━━ SUPPLIED DATA

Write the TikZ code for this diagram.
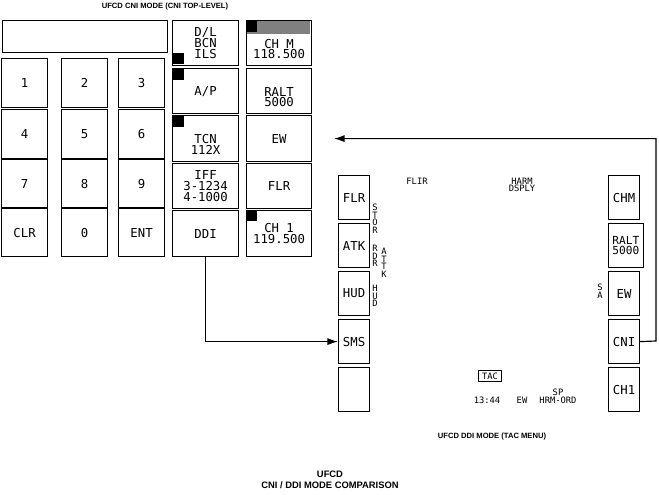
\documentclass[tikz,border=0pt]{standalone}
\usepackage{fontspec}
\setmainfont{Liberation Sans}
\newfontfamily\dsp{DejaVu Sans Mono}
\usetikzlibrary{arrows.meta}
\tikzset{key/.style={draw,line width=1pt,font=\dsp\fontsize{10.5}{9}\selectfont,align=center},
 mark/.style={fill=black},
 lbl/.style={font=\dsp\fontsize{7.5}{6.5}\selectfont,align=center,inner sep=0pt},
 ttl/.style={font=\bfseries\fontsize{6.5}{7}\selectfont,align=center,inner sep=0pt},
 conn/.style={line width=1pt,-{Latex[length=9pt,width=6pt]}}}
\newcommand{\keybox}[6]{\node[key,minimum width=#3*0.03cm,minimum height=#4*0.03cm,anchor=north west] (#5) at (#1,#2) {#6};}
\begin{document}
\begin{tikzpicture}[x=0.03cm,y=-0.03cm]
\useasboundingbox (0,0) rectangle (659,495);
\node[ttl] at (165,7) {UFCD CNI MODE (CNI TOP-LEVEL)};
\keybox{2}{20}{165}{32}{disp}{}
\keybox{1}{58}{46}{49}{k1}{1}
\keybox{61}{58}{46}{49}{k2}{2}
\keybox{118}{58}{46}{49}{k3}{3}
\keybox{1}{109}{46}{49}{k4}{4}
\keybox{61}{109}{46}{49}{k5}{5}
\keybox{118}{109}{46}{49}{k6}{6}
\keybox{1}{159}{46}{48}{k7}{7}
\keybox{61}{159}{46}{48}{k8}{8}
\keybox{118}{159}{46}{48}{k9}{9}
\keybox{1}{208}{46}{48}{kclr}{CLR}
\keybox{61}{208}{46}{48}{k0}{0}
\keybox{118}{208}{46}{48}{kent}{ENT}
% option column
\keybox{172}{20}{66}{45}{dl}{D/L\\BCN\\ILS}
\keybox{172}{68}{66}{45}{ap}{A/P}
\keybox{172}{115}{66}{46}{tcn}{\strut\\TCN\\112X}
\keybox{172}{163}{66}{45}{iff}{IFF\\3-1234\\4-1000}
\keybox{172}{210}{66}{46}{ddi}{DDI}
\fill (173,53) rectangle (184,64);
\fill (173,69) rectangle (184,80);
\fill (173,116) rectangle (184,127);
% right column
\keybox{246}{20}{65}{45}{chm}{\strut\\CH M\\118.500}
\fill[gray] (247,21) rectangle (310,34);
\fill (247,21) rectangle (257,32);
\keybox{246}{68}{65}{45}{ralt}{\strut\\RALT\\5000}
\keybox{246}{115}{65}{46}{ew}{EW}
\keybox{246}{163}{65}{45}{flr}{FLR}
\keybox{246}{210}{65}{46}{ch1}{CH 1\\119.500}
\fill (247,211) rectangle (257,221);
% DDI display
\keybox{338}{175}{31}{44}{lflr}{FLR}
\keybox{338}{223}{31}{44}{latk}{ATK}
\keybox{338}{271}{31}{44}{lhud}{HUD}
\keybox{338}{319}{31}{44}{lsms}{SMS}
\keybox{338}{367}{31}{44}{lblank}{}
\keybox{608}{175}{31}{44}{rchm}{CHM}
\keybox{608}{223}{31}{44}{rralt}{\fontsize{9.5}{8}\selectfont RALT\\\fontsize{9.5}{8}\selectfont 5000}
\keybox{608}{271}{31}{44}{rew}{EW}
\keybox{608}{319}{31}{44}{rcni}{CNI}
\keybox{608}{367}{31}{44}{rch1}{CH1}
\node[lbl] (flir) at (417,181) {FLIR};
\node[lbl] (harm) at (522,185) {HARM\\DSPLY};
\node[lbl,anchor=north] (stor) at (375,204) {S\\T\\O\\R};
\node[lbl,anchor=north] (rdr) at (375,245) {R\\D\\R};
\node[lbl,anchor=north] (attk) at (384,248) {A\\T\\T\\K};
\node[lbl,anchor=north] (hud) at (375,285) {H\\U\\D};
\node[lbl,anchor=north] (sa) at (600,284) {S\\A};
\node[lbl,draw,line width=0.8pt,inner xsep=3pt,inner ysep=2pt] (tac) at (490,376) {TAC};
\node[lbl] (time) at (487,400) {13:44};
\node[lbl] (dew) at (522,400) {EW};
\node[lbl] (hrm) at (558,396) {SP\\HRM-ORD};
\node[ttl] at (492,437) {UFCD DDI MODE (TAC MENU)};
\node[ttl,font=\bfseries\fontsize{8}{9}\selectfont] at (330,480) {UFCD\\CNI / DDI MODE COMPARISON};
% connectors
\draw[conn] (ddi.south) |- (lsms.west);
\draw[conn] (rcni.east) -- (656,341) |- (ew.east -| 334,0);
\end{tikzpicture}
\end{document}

━━━━
━━ SUPPLIED DATA

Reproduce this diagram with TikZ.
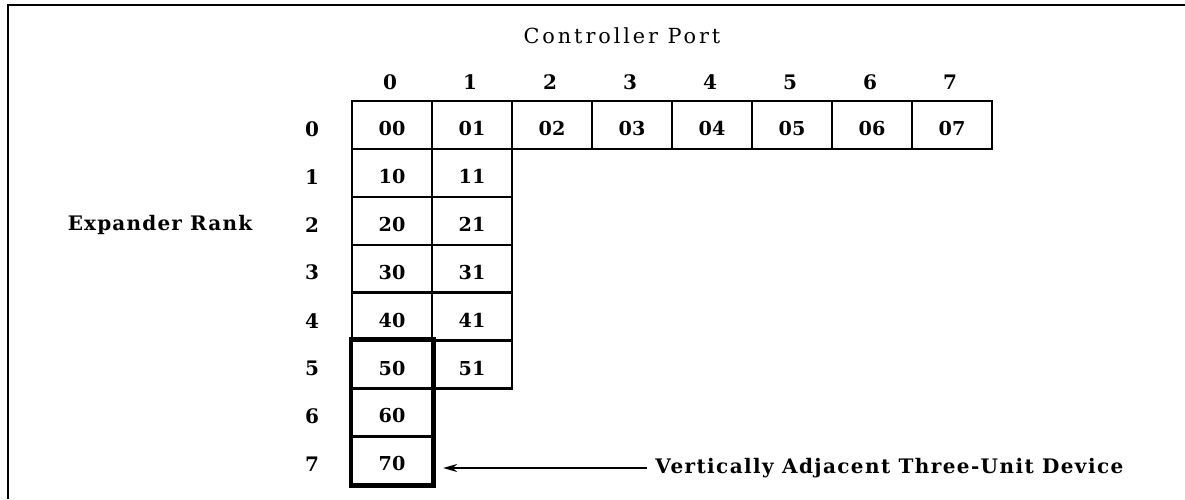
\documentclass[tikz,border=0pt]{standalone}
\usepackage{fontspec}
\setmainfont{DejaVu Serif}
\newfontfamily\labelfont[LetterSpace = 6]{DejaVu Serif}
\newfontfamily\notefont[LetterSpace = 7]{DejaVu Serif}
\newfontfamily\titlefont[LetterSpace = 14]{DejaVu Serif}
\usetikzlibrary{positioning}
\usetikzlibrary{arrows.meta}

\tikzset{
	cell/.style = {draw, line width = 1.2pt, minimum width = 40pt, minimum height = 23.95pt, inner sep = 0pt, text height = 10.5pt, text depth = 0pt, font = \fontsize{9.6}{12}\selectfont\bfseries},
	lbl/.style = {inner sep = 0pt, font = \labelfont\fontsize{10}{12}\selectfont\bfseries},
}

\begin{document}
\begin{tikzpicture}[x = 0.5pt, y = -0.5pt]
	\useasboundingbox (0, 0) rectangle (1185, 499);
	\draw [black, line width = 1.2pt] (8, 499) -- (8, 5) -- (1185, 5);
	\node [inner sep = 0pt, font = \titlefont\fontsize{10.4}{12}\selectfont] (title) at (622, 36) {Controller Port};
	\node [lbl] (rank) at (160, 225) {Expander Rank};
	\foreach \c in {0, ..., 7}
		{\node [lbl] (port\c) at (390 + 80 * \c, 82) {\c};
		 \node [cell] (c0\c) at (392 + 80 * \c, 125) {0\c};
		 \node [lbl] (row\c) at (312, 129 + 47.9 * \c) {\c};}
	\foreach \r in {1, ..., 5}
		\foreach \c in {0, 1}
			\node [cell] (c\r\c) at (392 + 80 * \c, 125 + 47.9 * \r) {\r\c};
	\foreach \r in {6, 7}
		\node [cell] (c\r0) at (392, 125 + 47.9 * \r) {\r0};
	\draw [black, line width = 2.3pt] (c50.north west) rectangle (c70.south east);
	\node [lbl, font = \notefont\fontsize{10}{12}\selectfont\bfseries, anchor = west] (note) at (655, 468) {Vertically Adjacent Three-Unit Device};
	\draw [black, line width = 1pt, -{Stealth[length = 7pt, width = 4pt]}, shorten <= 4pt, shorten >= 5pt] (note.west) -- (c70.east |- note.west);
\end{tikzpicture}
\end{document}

━━━━

DESCRIPTION OF THE TASK ::
Copy in full each line that holds the word "this".

EXERCISE ANSWER ::
Write the TikZ code for this diagram.
Reproduce this diagram with TikZ.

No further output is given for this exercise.